Jamais ou très peu souvent on a eu affaire à un anti-héros aussi intelligent et métaphysique. Alors, c’est vraiment très triste comme destinée. On se demande comment mais surtout pourquoi un être aussi gentil, plein de fantaisie et de poésie, en est arrivé là. Seul, terriblement seul, sans ambition de vie réelle.
Je cite Tesich : c’est « la mort de l’amour en chacun de nous. La tragédie de nos ressources limitées. »
Le cinéma, c’est la puissance du faux, disait Gilles Deleuze. Mais le drame maintenant, n’est-ce pas que c’est le monde, le monde bien réel qui est dans le faux, précisément ? Si, comme disait Shakespeare « le monde est un théâtre », Tesich d’une certaine façon nous porte à dire que maintenant le monde est Hollywood. En le lisant, on voit qu’Hollywood c’est le diable. Mais si Hollywood est le diable, a-t-on encore le droit, le pouvoir de rêver ? Karoo se dit : le passé est intolérable. Et envisager le futur, je ne le peux pas. Saul Karoo a vendu son âme à Hollywood. Combien d’humains maintenant on vendu leur âme au monde ?
Si cela est tragique, c’est que ce n’est pas seulement la mort de l’art qui est en jeu. Cela va de paire avec la mort du rêve et de l’amour.

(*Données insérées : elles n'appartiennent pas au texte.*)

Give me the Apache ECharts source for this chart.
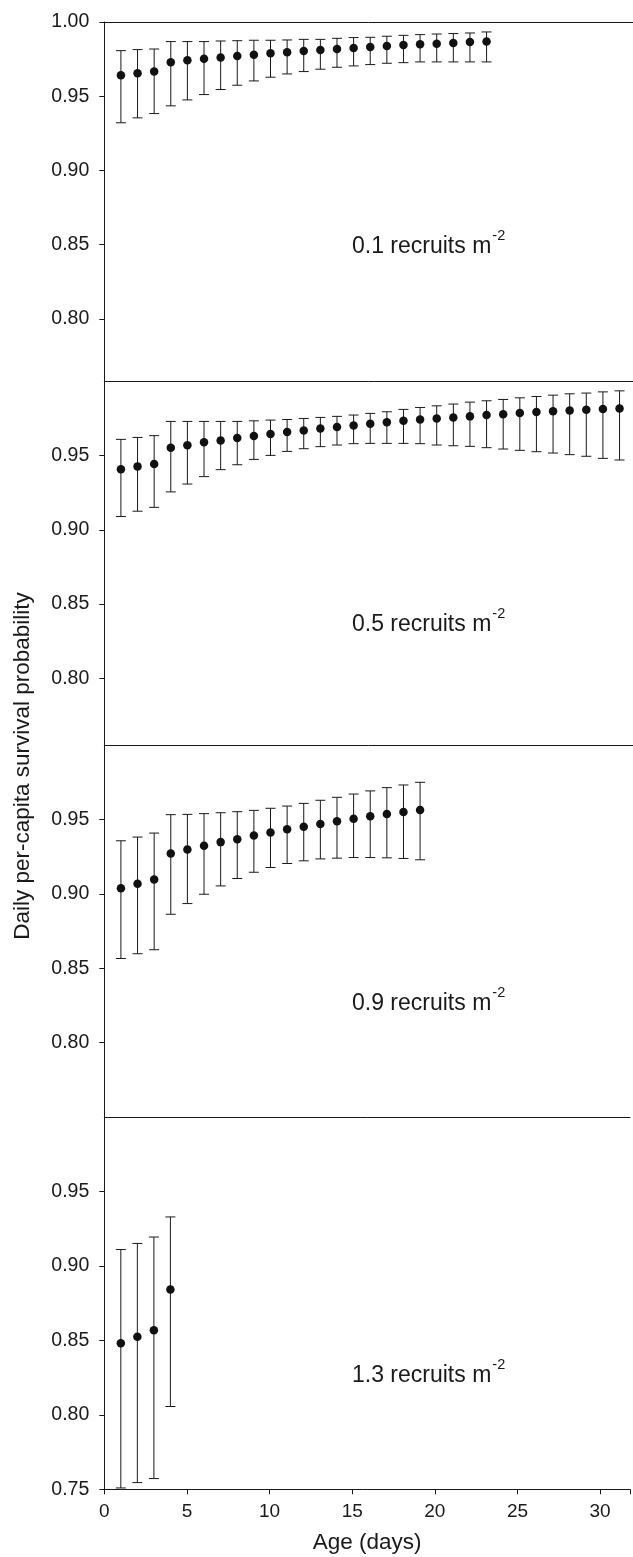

C’est l’histoire d’un garçon qui voulait s’accomplir et aimer. Mais le mensonge a fini par l’emporter pour aboutir à un drame, un terrible secret… Vrai joyau de la littérature, ce roman est l’impitoyable histoire d’une défaite. Mais cette défaite, portée par une brillante écriture pleine d’amour envers l’humain, se tourne en quelque sorte en réussite, par la magie des mots. L’écriture ici monte comme un orgasme, pour un plaisir de lecture assez rare. Par où on s’immerge, comme par miracle, dans notre intimité profonde. Alors, dans ce désespoir transcendé par la profondeur de la lecture, on voit que l’art n’est pas mort, et ni l’écriture ni l’amour.
Karoo de Steve Tesich, en livre de poche chez Monsieur Toussaint Louverture, paru en mai 2019.